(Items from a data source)
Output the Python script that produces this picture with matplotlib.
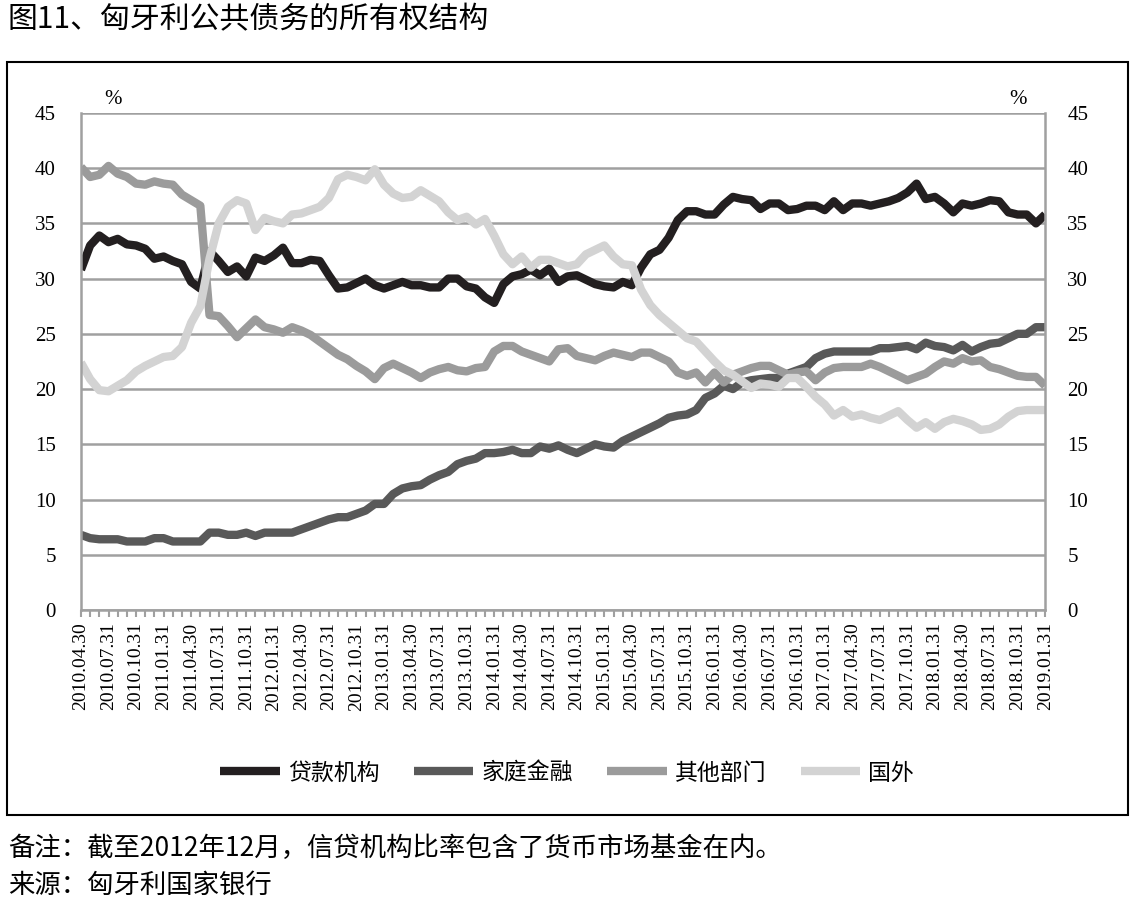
import numpy as np
import pandas as pd
import matplotlib
matplotlib.use("Agg")
import matplotlib.pyplot as plt
from matplotlib.patches import Rectangle

plt.rcParams['font.family'] = ['Noto Sans CJK SC', 'DejaVu Sans']

# monthly, 2010.04 - 2019.01
dates = pd.date_range('2010-04-30', periods=106, freq='ME')

daikuan = [30.8, 33.0, 33.9, 33.3, 33.6, 33.1, 33.0, 32.7, 31.8, 32.0,
           31.6, 31.3, 29.7, 29.1, 32.5, 31.6, 30.6, 31.1, 30.2, 31.9,
           31.6, 32.1, 32.8, 31.4, 31.4, 31.7, 31.6, 30.3, 29.1, 29.2,
           29.6, 30.0, 29.4, 29.1, 29.4, 29.7, 29.4, 29.4, 29.2, 29.2,
           30.0, 30.0, 29.3, 29.1, 28.3, 27.8, 29.5, 30.2, 30.4, 30.8,
           30.3, 30.9, 29.7, 30.2, 30.3, 29.9, 29.5, 29.3, 29.2, 29.7,
           29.4, 31.0, 32.2, 32.6, 33.7, 35.3, 36.1, 36.1, 35.8, 35.8,
           36.7, 37.4, 37.2, 37.1, 36.3, 36.8, 36.8, 36.2, 36.3, 36.6,
           36.6, 36.2, 37.0, 36.2, 36.8, 36.8, 36.6, 36.8, 37.0, 37.3,
           37.8, 38.6, 37.2, 37.4, 36.8, 36.0, 36.8, 36.6, 36.8, 37.1,
           37.0, 36.0, 35.8, 35.8, 35.0, 35.8]

jiating = [6.8, 6.5, 6.4, 6.4, 6.4, 6.2, 6.2, 6.2, 6.5, 6.5,
           6.2, 6.2, 6.2, 6.2, 7.0, 7.0, 6.8, 6.8, 7.0, 6.7,
           7.0, 7.0, 7.0, 7.0, 7.3, 7.6, 7.9, 8.2, 8.4, 8.4,
           8.7, 9.0, 9.6, 9.6, 10.5, 11.0, 11.2, 11.3, 11.8, 12.2,
           12.5, 13.2, 13.5, 13.7, 14.2, 14.2, 14.3, 14.5, 14.2, 14.2,
           14.8, 14.6, 14.9, 14.5, 14.2, 14.6, 15.0, 14.8, 14.7, 15.3,
           15.7, 16.1, 16.5, 16.9, 17.4, 17.6, 17.7, 18.1, 19.2, 19.6,
           20.3, 20.0, 20.6, 20.8, 20.9, 21.0, 21.0, 21.4, 21.7, 22.0,
           22.8, 23.2, 23.4, 23.4, 23.4, 23.4, 23.4, 23.7, 23.7, 23.8,
           23.9, 23.6, 24.2, 23.9, 23.8, 23.5, 24.0, 23.4, 23.8, 24.1,
           24.2, 24.6, 25.0, 25.0, 25.6, 25.6]

qita = [40.1, 39.2, 39.4, 40.2, 39.5, 39.2, 38.6, 38.5, 38.8, 38.6,
        38.5, 37.6, 37.1, 36.6, 26.7, 26.6, 25.7, 24.7, 25.5, 26.3,
        25.6, 25.4, 25.1, 25.6, 25.3, 24.9, 24.3, 23.7, 23.1, 22.7,
        22.1, 21.6, 20.9, 21.9, 22.3, 21.9, 21.5, 21.0, 21.5, 21.8,
        22.0, 21.7, 21.6, 21.9, 22.0, 23.4, 23.9, 23.9, 23.4, 23.1,
        22.8, 22.5, 23.6, 23.7, 23.0, 22.8, 22.6, 23.0, 23.3, 23.1,
        22.9, 23.3, 23.3, 22.9, 22.5, 21.5, 21.2, 21.5, 20.6, 21.5,
        20.6, 21.3, 21.6, 21.9, 22.1, 22.1, 21.7, 21.3, 21.5, 21.6,
        20.8, 21.5, 21.9, 22.0, 22.0, 22.0, 22.3, 22.0, 21.6, 21.2,
        20.8, 21.1, 21.4, 22.0, 22.5, 22.3, 22.8, 22.5, 22.6, 22.0,
        21.8, 21.5, 21.2, 21.1, 21.1, 20.3]

guowai = [22.4, 20.9, 19.9, 19.8, 20.3, 20.8, 21.6, 22.1, 22.5, 22.9,
          23.0, 23.8, 26.0, 27.5, 31.8, 35.0, 36.5, 37.1, 36.8, 34.4,
          35.5, 35.2, 35.0, 35.8, 35.9, 36.2, 36.5, 37.3, 39.0, 39.4,
          39.2, 38.9, 39.9, 38.5, 37.7, 37.3, 37.4, 38.0, 37.5, 37.0,
          36.0, 35.3, 35.6, 34.9, 35.4, 33.9, 32.2, 31.3, 32.0, 31.0,
          31.7, 31.7, 31.4, 31.1, 31.3, 32.2, 32.6, 33.0, 32.0, 31.3,
          31.2, 29.0, 27.6, 26.7, 26.0, 25.3, 24.6, 24.3, 23.4, 22.5,
          21.7, 21.3, 20.7, 20.1, 20.5, 20.4, 20.2, 21.0, 21.0, 20.2,
          19.3, 18.6, 17.6, 18.1, 17.5, 17.7, 17.4, 17.2, 17.6, 18.0,
          17.2, 16.5, 17.0, 16.4, 17.0, 17.3, 17.1, 16.8, 16.3, 16.4,
          16.8, 17.5, 18.0, 18.1, 18.1, 18.1]

names = ['贷款机构', '家庭金融', '其他部门', '国外']
colors = ['#231f20', '#595959', '#9b9b9b', '#d3d3d3']

fig = plt.figure(figsize=(11.37, 9.07), dpi=100)
ax = fig.add_axes([0.0712, 0.3275, 0.848, 0.548])

x = np.arange(len(dates))
for ys, nm, c in zip([daikuan, jiating, qita, guowai], names, colors):
    ax.plot(x, ys, color=c, lw=6, label=nm, solid_joinstyle='round', solid_capstyle='butt')

ax.set_xlim(0, len(dates) - 1)
ax.set_ylim(0, 45)
ax.set_yticks(range(0, 46, 5))
ax.grid(axis='y', color='#a0a0a0', lw=1.8)
ax.set_axisbelow(True)
ax.spines['top'].set_visible(False)
for s in ['left', 'right', 'bottom']:
    ax.spines[s].set_color('#a0a0a0')
    ax.spines[s].set_linewidth(1.8)

ax.set_xticks(x)
lbls = [d.strftime('%Y.%m.%d') if i % 3 == 0 else '' for i, d in enumerate(dates)]
ax.set_xticklabels(lbls, rotation=90, family='Liberation Serif', fontsize=14)
ax.tick_params(axis='x', length=5, width=1.5, color='#a0a0a0', pad=4)
ax.tick_params(axis='y', length=0, labelsize=15, pad=18)
for t in ax.get_yticklabels():
    t.set_family('Liberation Serif')

ax2 = ax.twinx()
ax2.set_ylim(0, 45)
ax2.set_yticks(range(0, 46, 5))
ax2.tick_params(axis='y', length=0, labelsize=15, pad=16)
for t in ax2.get_yticklabels():
    t.set_family('Liberation Serif')
for s in ax2.spines.values():
    s.set_visible(False)

fig.text(113 / 1137, 1 - 100 / 907, '%', family='Liberation Serif', fontsize=15, ha='center', va='center')
fig.text(1018 / 1137, 1 - 100 / 907, '%', family='Liberation Serif', fontsize=15, ha='center', va='center')

leg = fig.legend(loc='center', bbox_to_anchor=(567 / 1137, 1 - 773 / 907), ncol=4, frameon=False,
                 fontsize=16.5, handlelength=2.6, columnspacing=1.5, handletextpad=0.35)

fig.patches.append(Rectangle((7 / 1137, 1 - 815 / 907), 1121 / 1137, 753 / 907,
                             transform=fig.transFigure, fill=False, ec='black', lw=1.5))

fig.text(8 / 1137, 1 - 20 / 907, '图11、匈牙利公共债务的所有权结构', fontsize=21.5, va='center', ha='left')
fig.text(8 / 1137, 1 - 848 / 907, '备注：截至2012年12月，信贷机构比率包含了货币市场基金在内。', fontsize=19, va='center', ha='left')
fig.text(8 / 1137, 1 - 885 / 907, '来源：匈牙利国家银行', fontsize=19, va='center', ha='left')

fig.savefig('out.png', dpi=100)
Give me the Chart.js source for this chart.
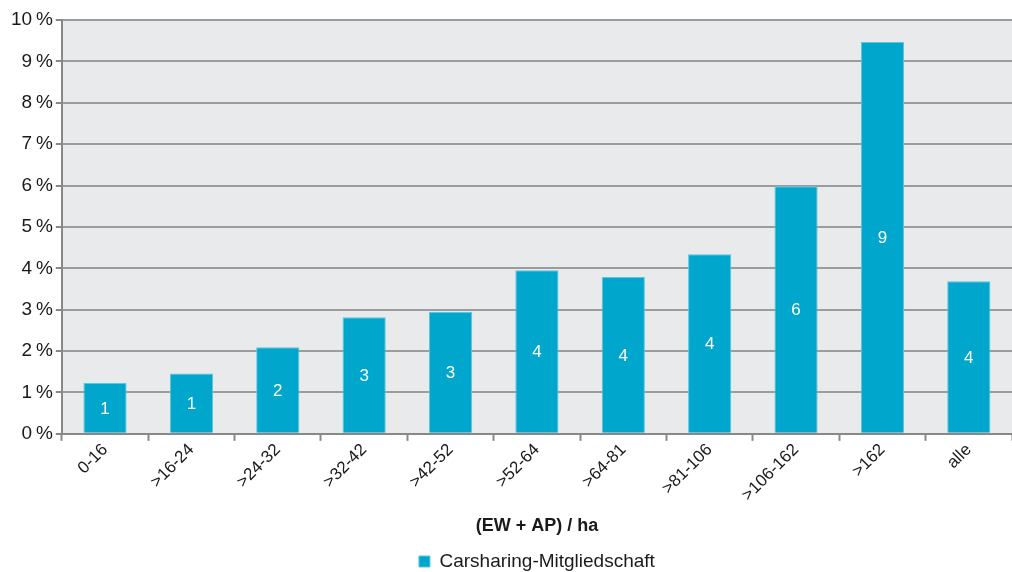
<!DOCTYPE html>
<html>
<head>
<meta charset="utf-8">
<script src="https://cdn.jsdelivr.net/npm/chart.js@4/dist/chart.umd.min.js"></script>
<style>
    body{
        margin: 0;
        background: #fff;
    }
    #wrap{
        width: 1012px;
        height: 572px;
    }
</style>
</head>
<body>
<div id="wrap"><canvas id="chart"></canvas></div>
<script>
// Dichte-Klassen (Einwohner + Arbeitsplätze je ha)
const densityClasses = ['0-16', '>16-24', '>24-32', '>32-42', '>42-52', '>52-64', '>64-81', '>81-106', '>106-162', '>162', 'alle']
// Anteil Carsharing-Mitglieder in %
const memberShare = [1.23, 1.46, 2.09, 2.82, 2.95, 3.95, 3.79, 4.34, 5.98, 9.47, 3.69]
const yTicks = [0, 1, 2, 3, 4, 5, 6, 7, 8, 9, 10]

const seriesName = 'Carsharing-Mitgliedschaft'
const axisTitle = '(EW + AP) / ha'
const barColor = '#00A6CC'

Chart.defaults.font.family = "'Liberation Sans', Arial, sans-serif"
Chart.defaults.color = '#1a1a1a'

// grey plot background
const plotBackground = {
    id: 'plotBackground',
    beforeDraw(chart){
        const {ctx, chartArea} = chart
        ctx.save()
        ctx.fillStyle = '#E9EAEC'
        ctx.fillRect(chartArea.left, chartArea.top, chartArea.right - chartArea.left, chartArea.bottom - chartArea.top)
        ctx.restore()
    }
}

// rounded value in the middle of each bar
const barLabels = {
    id: 'barLabels',
    afterDatasetsDraw(chart){
        const {ctx} = chart
        const meta = chart.getDatasetMeta(0)
        ctx.save()
        ctx.fillStyle = '#fff'
        ctx.font = "17px 'Liberation Sans', Arial, sans-serif"
        ctx.textAlign = 'center'
        ctx.textBaseline = 'middle'
        meta.data.forEach((bar, i) => {
            const mid = (bar.y + bar.base) / 2
            ctx.fillText(String(Math.round(memberShare[i])), bar.x, mid + 1)
        })
        ctx.restore()
    }
}

new Chart(document.getElementById('chart'), {
    type: 'bar',
    data: {
        labels: densityClasses,
        datasets: [{
            label: seriesName,
            data: memberShare,
            backgroundColor: barColor,
            borderColor: '#5CC6DE',
            borderWidth: 1,
            barPercentage: 0.5,
            categoryPercentage: 1,
        }]
    },
    options: {
        responsive: true,
        maintainAspectRatio: false,
        animation: false,
        layout: {
            padding: {top: 20, right: 0, left: 8, bottom: -9}
        },
        plugins: {
            tooltip: {enabled: false},
            legend: {
                position: 'bottom',
                fullSize: false,
                labels: {
                    boxWidth: 11,
                    boxHeight: 11,
                    padding: 0,
                    color: '#1a1a1a',
                    font: {size: 19}
                }
            }
        },
        scales: {
            x: {
                offset: true,
                grid: {
                    offset: true,
                    drawOnChartArea: false,
                    drawTicks: true,
                    tickLength: 7,
                    tickColor: '#888',
                    tickWidth: 2,
                },
                border: {color: '#888', width: 2},
                ticks: {
                    minRotation: 45,
                    maxRotation: 45,
                    color: '#1a1a1a',
                    font: {size: 17},
                    padding: -1,
                },
                title: {
                    display: true,
                    text: axisTitle,
                    color: '#1a1a1a',
                    font: {size: 18, weight: 'bold'},
                    padding: {top: 11, bottom: 15}
                }
            },
            y: {
                min: 0,
                max: 10,
                afterBuildTicks(axis){
                    axis.ticks = yTicks.map(v => ({value: v}))
                },
                grid: {
                    color: '#9C9C9C',
                    lineWidth: 2,
                    tickLength: 6,
                    tickColor: '#888',
                },
                border: {color: '#888', width: 2},
                ticks: {
                    color: '#1a1a1a',
                    font: {size: 19},
                    padding: 3,
                    callback: v => v + '\u2009%'
                }
            }
        }
    },
    plugins: [plotBackground, barLabels]
})
</script>
</body>
</html>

▶ DIRECTIONS FOR THIS TASK
From the first line of the entries above down to the line holding "dates = pd.date_range('2010-04-30', periods=106, freq='ME')", quote each line exactly and nothing else, skipping pictures.

▶ EXERCISE RESPONSE
Output the Python script that produces this picture with matplotlib.
import numpy as np
import pandas as pd
import matplotlib
matplotlib.use("Agg")
import matplotlib.pyplot as plt
from matplotlib.patches import Rectangle

plt.rcParams['font.family'] = ['Noto Sans CJK SC', 'DejaVu Sans']

# monthly, 2010.04 - 2019.01
dates = pd.date_range('2010-04-30', periods=106, freq='ME')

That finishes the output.